DECORAH, Iowa (KWWL) --- A local police department is rolling out a new online tool the force says will help document and reduce instances of biased treatment in policing.
The system was developed after officers began classes on 'implicit bias' - the idea that one's beliefs unknowingly influence their treatment of others.
Chief David Smutzler says he sees the training as a 'win-win' for the Department and the community.
The Decorah Police Department worked with Lisa M. Scott, vice president for equity, inclusion and student success at Luther College, to develop the curriculum.
"We wanted to improve the relationship between international students and police, because they have had different law enforcement experiences than we have here,"
Chief Smutzler says that language and cultural barriers between the force and international students, as well as some residents, sometimes gets in the way of the police department's mission.
"We gave them a chance to talk to us about what their experience and sort of, why they don't trust law enforcement period," Chief Smutzler said.
Smutlzer says the current social climate gave him pause. He is a Minnesota native who said he was 'horrified' when George Floyd was killed by police.

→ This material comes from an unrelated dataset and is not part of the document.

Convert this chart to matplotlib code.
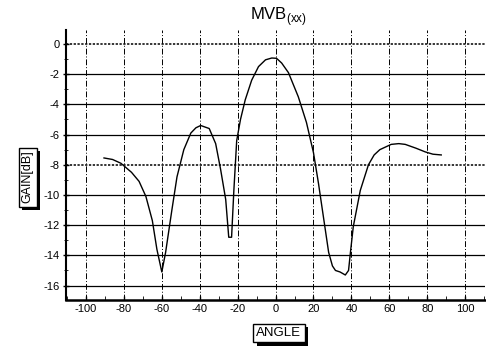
import matplotlib
matplotlib.use("Agg")
import matplotlib.pyplot as plt
from matplotlib.ticker import MultipleLocator
import matplotlib.patheffects as pe

plt.rcParams['font.family'] = ['Liberation Sans', 'DejaVu Sans']
plt.rcParams['axes.unicode_minus'] = False
plt.rcParams['mathtext.fontset'] = 'custom'
plt.rcParams['mathtext.rm'] = 'Liberation Sans'

angle = [-90.5, -86, -81.6, -76, -72, -68.4, -65, -62.6, -60, -58, -54.7, -52, -48.4, -44.7, -42, -39.5, -35,
         -31.6, -29, -26.3, -24.7, -23.2, -22, -20.5, -18.5, -16, -12.6, -9, -5.3, -2, 0.5, 3.2, 6.8, 12, 16.3,
         20, 22.6, 25.3, 28, 30, 31.6, 34, 36.8, 38.5, 39.5, 41, 44.7, 49, 52, 55, 61, 65, 68.4, 74, 79, 83, 87.4]
gain = [-7.55, -7.65, -7.9, -8.5, -9.1, -10.1, -11.7, -13.6, -15.1, -13.8, -11.0, -8.8, -7.0, -5.9, -5.55, -5.4, -5.6,
        -6.6, -8.3, -10.3, -12.8, -12.8, -9.7, -6.4, -5.0, -3.7, -2.4, -1.5, -1.05, -0.93, -0.95, -1.26, -1.9, -3.5, -5.2,
        -7.2, -9.2, -11.5, -13.8, -14.7, -15.0, -15.1, -15.3, -15.0, -13.8, -12.1, -9.7, -8.0, -7.35, -7.0, -6.65, -6.6, -6.65, -6.9, -7.15, -7.3, -7.35]

xticks = [-100, -80, -60, -40, -20, 0, 20, 40, 60, 80, 100]
yticks = [0, -2, -4, -6, -8, -10, -12, -14, -16]

fig = plt.figure(figsize=(4.86, 3.52), dpi=100)
ax = fig.add_axes([0.136, 0.148, 0.862, 0.767])
ax.set_xlim(-110.5, 110.5)
ax.set_ylim(-16.95, 0.93)

for y in yticks:
    if y in (0, -8):
        ax.axhline(y, color='black', lw=1.1, ls=(0, (1.5, 1)), zorder=1)
    else:
        ax.axhline(y, color='black', lw=0.9, zorder=1)
for x in xticks:
    ax.axvline(x, color='black', lw=0.7, ls=(0, (6, 2, 1, 2)), zorder=1)

ax.plot(angle, gain, color='black', lw=1.0, zorder=3)

ax.set_xticks(xticks)
ax.set_yticks(yticks)
ax.xaxis.set_minor_locator(MultipleLocator(10))
ax.yaxis.set_minor_locator(MultipleLocator(1))
ax.tick_params(axis='both', labelsize=8, colors='black', width=1.0)
ax.tick_params(axis='x', direction='in', length=3, which='both', pad=3)
ax.tick_params(axis='y', direction='inout', length=5, which='major', pad=2)
ax.tick_params(axis='y', direction='inout', length=3, which='minor')
for s in ('top', 'right'):
    ax.spines[s].set_visible(False)
ax.spines['left'].set_linewidth(1.5)
ax.spines['bottom'].set_linewidth(1.8)

fig.text(0.572, 0.953, r'MVB$_{\rm (xx)}$', ha='center', va='center', fontsize=12)

box = dict(boxstyle='square,pad=0.25', fc='white', ec='black', lw=1.0)
shadow = [pe.withSimplePatchShadow(offset=(2.5, -2.5), shadow_rgbFace='black', alpha=1.0)]
t1 = fig.text(0.057, 0.497, 'GAIN[dB]', rotation=90, ha='center', va='center', fontsize=9, bbox=box)
t1.get_bbox_patch().set_path_effects(shadow)
t2 = fig.text(0.574, 0.054, 'ANGLE', ha='center', va='center', fontsize=9.5, bbox=box)
t2.get_bbox_patch().set_path_effects(shadow)

fig.savefig('out.png', dpi=100)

"There might be somebody who is out there, afraid to come to you that needs help. That breaks your heart. That's the reason we're in this profession---is to help people," Smutzler said.
Through a web portal launching Tuesday, Decorah residents who feel like they were treated with prejudice by police may create a record of their encounter.
Chief Smutzler says the training recently attended has made him and the other officers more mindful.
"We're involved with making decisions every day and there's factors coming into this that you might not even be aware of," Smutzler said.